Defendant’s payment of federal civil penalty for pointing a laser at an inhabited aircraft did not preclude his state prosecution for the offense. Defendant was charged with discharging a laser at an occupied aircraft (Pen. Code, § 247.5). Prior to the preliminary hearing, the trial court granted his motion to dismiss the complaint on double jeopardy grounds because he had already paid a civil penalty to the Federal Aviation Administration (FAA). The prosecution appealed. Held: Reversed. The double jeopardy clause of the Fifth Amendment protects against a second prosecution for the same offense after acquittal, or after conviction, and protects against multiple punishments for the same offense. The payment of a federal civil penalty not based on a criminal conviction may implicate federal double jeopardy if it constitutes criminal punishment. However, under the separate sovereign doctrine, the federal Constitution does not bar the state or the federal government from instituting criminal prosecutions for the same act or conduct. Here, the FAA, a federal agency, issued a civil sanction for defendant’s act of pointing a laser at an inhabited aircraft. The state prosecutor thereafter initiated criminal proceedings for the same conduct. Even assuming the federal sanction was “criminal punishment,” the Fifth Amendment does not preclude the state prosecution because of the separate sovereign doctrine.
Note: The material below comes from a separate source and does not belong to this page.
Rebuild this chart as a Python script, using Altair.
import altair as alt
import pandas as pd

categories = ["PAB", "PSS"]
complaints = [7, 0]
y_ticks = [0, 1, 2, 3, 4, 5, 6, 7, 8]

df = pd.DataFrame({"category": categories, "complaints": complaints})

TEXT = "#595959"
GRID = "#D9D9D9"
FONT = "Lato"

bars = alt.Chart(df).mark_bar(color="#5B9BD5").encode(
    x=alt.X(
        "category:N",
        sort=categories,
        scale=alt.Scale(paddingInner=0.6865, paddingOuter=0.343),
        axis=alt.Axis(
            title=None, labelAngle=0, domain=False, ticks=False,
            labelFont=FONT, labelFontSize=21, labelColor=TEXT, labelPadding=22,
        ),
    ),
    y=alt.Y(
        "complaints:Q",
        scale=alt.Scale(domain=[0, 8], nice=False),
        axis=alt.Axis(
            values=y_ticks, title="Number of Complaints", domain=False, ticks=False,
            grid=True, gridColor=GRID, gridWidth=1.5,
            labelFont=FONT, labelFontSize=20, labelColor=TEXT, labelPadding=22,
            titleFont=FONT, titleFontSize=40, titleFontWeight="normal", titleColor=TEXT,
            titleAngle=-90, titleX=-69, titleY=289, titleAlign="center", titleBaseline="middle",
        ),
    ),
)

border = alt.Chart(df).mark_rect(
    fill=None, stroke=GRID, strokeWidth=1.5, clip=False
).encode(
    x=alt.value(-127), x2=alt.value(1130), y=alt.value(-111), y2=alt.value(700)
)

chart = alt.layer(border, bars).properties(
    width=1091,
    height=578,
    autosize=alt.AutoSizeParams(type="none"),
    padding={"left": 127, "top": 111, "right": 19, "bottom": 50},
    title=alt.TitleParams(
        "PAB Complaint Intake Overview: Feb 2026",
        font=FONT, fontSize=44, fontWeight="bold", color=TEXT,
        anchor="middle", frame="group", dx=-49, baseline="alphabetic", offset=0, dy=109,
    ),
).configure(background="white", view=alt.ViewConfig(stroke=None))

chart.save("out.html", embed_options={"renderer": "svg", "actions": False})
California’s double jeopardy statutes do not preclude the state criminal proceedings. Penal Code sections 656 and 793 provide double jeopardy protection beyond that extended by the Fifth Amendment because they prohibit successive prosecutions by separate sovereigns. Section 656 bars a second state “trial” and section 793 prohibits a successive state “prosecution” after a criminal conviction or acquittal in another jurisdiction of a criminal offense involving the same act or omission. However, Gonzalez was not “convicted” or “acquitted” in a former federal prosecution. The language of the statutes does not encompass governmental imposition of prior civil penalties.
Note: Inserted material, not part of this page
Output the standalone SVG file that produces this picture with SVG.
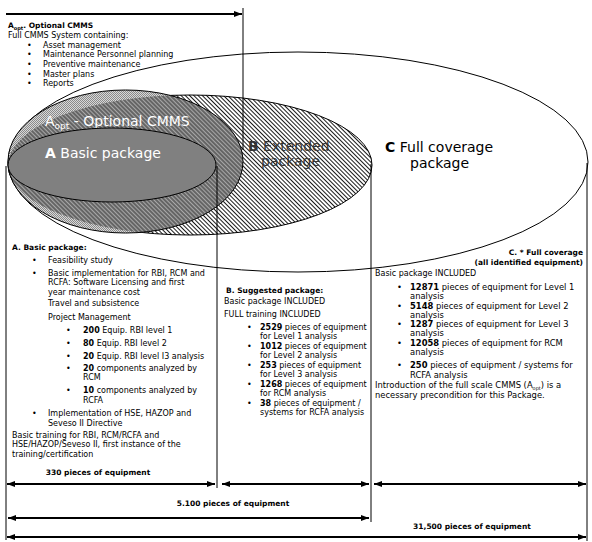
<svg xmlns="http://www.w3.org/2000/svg" width="592" height="542" viewBox="0 0 592 542">
<style>
.t{font-family:"DejaVu Sans",Verdana,sans-serif;font-size:8px;fill:#000}
.c{font-size:8.4px}
.b{font-weight:bold}
.h{font-weight:bold;font-size:7.5px}
.big{font-family:"DejaVu Sans",Verdana,sans-serif;font-size:14px}
.ln{stroke:#000;stroke-width:1}
.dim{stroke:#000;stroke-width:2;fill:none}
</style>
<defs>
<pattern id="hatch" width="3" height="3" patternUnits="userSpaceOnUse" patternTransform="rotate(-45)">
<line x1="0.5" y1="0" x2="0.5" y2="3" stroke="#000" stroke-width="0.9"/>
</pattern>
<pattern id="hatch2" width="3" height="3" patternUnits="userSpaceOnUse" patternTransform="rotate(-45)">
<rect width="3" height="3" fill="#a8a8a8"/>
<line x1="2" y1="0" x2="2" y2="3" stroke="#000" stroke-width="0.8"/>
</pattern>
<pattern id="dots" width="2" height="2" patternUnits="userSpaceOnUse">
<rect width="2" height="2" fill="#d8d8d8"/>
<rect x="0" y="0" width="1" height="1" fill="#8a8a8a"/>
<rect x="1" y="1" width="1" height="1" fill="#8a8a8a"/>
</pattern>
<clipPath id="clipB"><ellipse cx="190" cy="165" rx="182" ry="70"/></clipPath>
<marker id="ah" viewBox="0 0 8 6" refX="8" refY="3" markerWidth="4" markerHeight="3" orient="auto-start-reverse" markerUnits="strokeWidth">
<path d="M0,0 L8,3 L0,6 z" fill="#000"/>
</marker>
</defs>
<rect width="592" height="542" fill="#fff"/>

<g id="ellipse-c">
<ellipse cx="298" cy="162" rx="290" ry="110" fill="#fff" class="ln"/>
</g>
<g id="ellipse-b">
<ellipse cx="190" cy="165" rx="182" ry="70" fill="url(#hatch)" class="ln"/>
</g>
<g id="ellipse-aopt">
<ellipse cx="125.5" cy="161.5" rx="117.5" ry="71.5" fill="url(#dots)" stroke="none"/>
<ellipse cx="125.5" cy="161.5" rx="117.5" ry="71.5" fill="url(#hatch2)" clip-path="url(#clipB)" stroke="none"/>
<ellipse cx="125.5" cy="161.5" rx="117.5" ry="71.5" fill="none" class="ln"/>
<text x="45" y="126" class="big" fill="#fff">A<tspan font-size="9" dy="3">opt</tspan><tspan dy="-3"> - Optional CMMS</tspan></text>
</g>
<g id="ellipse-a">
<ellipse cx="112" cy="165" rx="104" ry="37" fill="#808080" class="ln"/>
<text x="45" y="158" class="big" fill="#fff"><tspan font-weight="bold">A</tspan> Basic package</text>
</g>
<g id="label-b">
<text x="248" y="151" class="big" fill="#333"><tspan font-weight="bold">B</tspan> Extended</text>
<text x="261" y="166" class="big" fill="#333">package</text>
</g>
<g id="label-c">
<text x="385" y="152" class="big" font-size="15" fill="#000"><tspan font-weight="bold">C</tspan> Full coverage</text>
<text x="410" y="168" class="big" font-size="15" fill="#000">package</text>
</g>

<g id="connectors">
<line x1="243" y1="8" x2="243" y2="150" class="ln"/>
<line x1="6" y1="166" x2="6" y2="540" class="ln"/>
<line x1="217" y1="166" x2="217" y2="488" class="ln"/>
<line x1="371" y1="164" x2="371" y2="522" class="ln"/>
<line x1="587" y1="163" x2="587" y2="541" class="ln"/>
<line x1="6" y1="14" x2="242" y2="14" class="dim" marker-end="url(#ah)"/>
<line x1="7" y1="484" x2="215" y2="484" class="dim" marker-start="url(#ah)" marker-end="url(#ah)"/>
<line x1="222" y1="484" x2="369" y2="484" class="dim" marker-start="url(#ah)" marker-end="url(#ah)"/>
<line x1="374" y1="484" x2="586" y2="484" class="dim" marker-start="url(#ah)" marker-end="url(#ah)"/>
<line x1="8" y1="518" x2="369" y2="518" class="dim" marker-start="url(#ah)" marker-end="url(#ah)"/>
<line x1="7" y1="537" x2="586" y2="537" class="dim" marker-start="url(#ah)" marker-end="url(#ah)"/>
</g>

<g id="text-aopt">
<text x="8" y="28" class="t h">A<tspan font-size="5" dy="1.5">opt</tspan><tspan dy="-1.5">. Optional CMMS</tspan></text>
<text x="8" y="38" class="t">Full CMMS System containing:</text>
<text x="27" y="47.5" class="t">•</text><text x="43" y="47.5" class="t">Asset management</text>
<text x="27" y="57" class="t">•</text><text x="43" y="57" class="t">Maintenance Personnel planning</text>
<text x="27" y="67" class="t">•</text><text x="43" y="67" class="t">Preventive maintenance</text>
<text x="27" y="76.5" class="t">•</text><text x="43" y="76.5" class="t">Master plans</text>
<text x="27" y="86" class="t">•</text><text x="43" y="86" class="t">Reports</text>
</g>

<g id="text-a">
<text x="12" y="250" class="t h">A. Basic package:</text>
<text x="32" y="263" class="t">•</text><text x="48" y="263" class="t">Feasibility study</text>
<text x="32" y="275.5" class="t">•</text><text x="48" y="275.5" class="t">Basic implementation for RBI, RCM and</text>
<text x="48" y="285" class="t">RCFA: Software Licensing and first</text>
<text x="48" y="294.5" class="t">year maintenance cost</text>
<text x="48" y="306" class="t">Travel and subsistence</text>
<text x="48" y="320" class="t">Project Management</text>
<text x="66" y="333" class="t">•</text><text x="83" y="333" class="t"><tspan class="b">200</tspan> Equip. RBI level 1</text>
<text x="66" y="345.5" class="t">•</text><text x="83" y="345.5" class="t"><tspan class="b">80</tspan> Equip. RBI level 2</text>
<text x="66" y="358.5" class="t">•</text><text x="83" y="358.5" class="t"><tspan class="b">20</tspan> Equip. RBI level I3 analysis</text>
<text x="66" y="371" class="t">•</text><text x="83" y="371" class="t"><tspan class="b">20</tspan> components analyzed by</text>
<text x="83" y="380" class="t">RCM</text>
<text x="66" y="393" class="t">•</text><text x="83" y="393" class="t"><tspan class="b">10</tspan> components analyzed by</text>
<text x="83" y="403" class="t">RCFA</text>
<text x="32" y="416" class="t">•</text><text x="48" y="416" class="t">Implementation of HSE, HAZOP and</text>
<text x="48" y="425.5" class="t">Seveso II Directive</text>
<text x="12" y="438" class="t">Basic training for RBI, RCM/RCFA and</text>
<text x="12" y="447" class="t">HSE/HAZOP/Seveso II, first instance of the</text>
<text x="12" y="457" class="t">training/certification</text>
<text x="98" y="475" class="t h" text-anchor="middle">330 pieces of equipment</text>
</g>

<g id="text-b">
<text x="226" y="293" class="t h">B. Suggested package:</text>
<text x="224" y="303.5" class="t">Basic package INCLUDED</text>
<text x="224" y="317" class="t">FULL training INCLUDED</text>
<text x="247" y="329.5" class="t">•</text><text x="260" y="329.5" class="t"><tspan class="b">2529</tspan> pieces of equipment</text>
<text x="260" y="338.5" class="t">for Level 1 analysis</text>
<text x="247" y="349" class="t">•</text><text x="260" y="349" class="t"><tspan class="b">1012</tspan> pieces of equipment</text>
<text x="260" y="358" class="t">for Level 2 analysis</text>
<text x="247" y="368" class="t">•</text><text x="260" y="368" class="t"><tspan class="b">253</tspan> pieces of equipment</text>
<text x="260" y="377" class="t">for Level 3 analysis</text>
<text x="247" y="387" class="t">•</text><text x="260" y="387" class="t"><tspan class="b">1268</tspan> pieces of equipment</text>
<text x="260" y="396" class="t">for RCM analysis</text>
<text x="247" y="406" class="t">•</text><text x="260" y="406" class="t"><tspan class="b">38</tspan> pieces of equipment /</text>
<text x="260" y="415" class="t">systems for RCFA analysis</text>
<text x="233" y="506" class="t h" text-anchor="middle">5.100 pieces of equipment</text>
</g>

<g id="text-c">
<text x="583" y="255" class="t h" text-anchor="end">C. * Full coverage</text>
<text x="583" y="265" class="t h" text-anchor="end">(all identified equipment)</text>
<text x="375" y="276" class="t">Basic package INCLUDED</text>
<text x="397" y="290" class="t c">•</text><text x="410" y="290" class="t c"><tspan class="b">12871</tspan> pieces of equipment for Level 1</text>
<text x="410" y="299" class="t c">analysis</text>
<text x="397" y="308.5" class="t c">•</text><text x="410" y="308.5" class="t c"><tspan class="b">5148</tspan> pieces of equipment for Level 2</text>
<text x="410" y="318" class="t c">analysis</text>
<text x="397" y="327" class="t c">•</text><text x="410" y="327" class="t c"><tspan class="b">1287</tspan> pieces of equipment for Level 3</text>
<text x="410" y="336" class="t c">analysis</text>
<text x="397" y="345.5" class="t c">•</text><text x="410" y="345.5" class="t c"><tspan class="b">12058</tspan> pieces of equipment for RCM</text>
<text x="410" y="355" class="t c">analysis</text>
<text x="397" y="368" class="t c">•</text><text x="410" y="368" class="t c"><tspan class="b">250</tspan> pieces of equipment / systems for</text>
<text x="410" y="378" class="t c">RCFA analysis</text>
<text x="375" y="388" class="t c">Introduction of the full scale CMMS (A<tspan font-size="5" dy="1.5">opt</tspan><tspan dy="-1.5">) is a</tspan></text>
<text x="375" y="398" class="t c">necessary precondition for this Package.</text>
<text x="472" y="529" class="t h" text-anchor="middle">31,500 pieces of equipment</text>
</g>
</svg>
The California Constitution, article I, section 15, does not prohibit the state criminal proceeding. California’s double jeopardy clause has the same purpose as the federal double jeopardy clauseto protect against successive prosecutions. No state case has addressed whether payment of a civil fine is or is not criminal punishment under the California Constitution and the Court of Appeal here adopted the federal analytical framework outlined in Hudson v. U.S. (1997) 522 U.S. 93 to address this issue. In Hudson, the Court evaluated whether a federal civil penalty precluded a successive criminal prosecution under the double jeopardy clause of the Fifth Amendment. The Court concluded that the defendant is required to prove a legislative intent to treat the civil penalty as a criminal sanction and, if not, that the purpose and effect of the fine was constitutionally punitive. Here, Gonzalez did not identify the federal law under which he paid the federal fine and failed to show that the purpose and effect of the fine was punitive.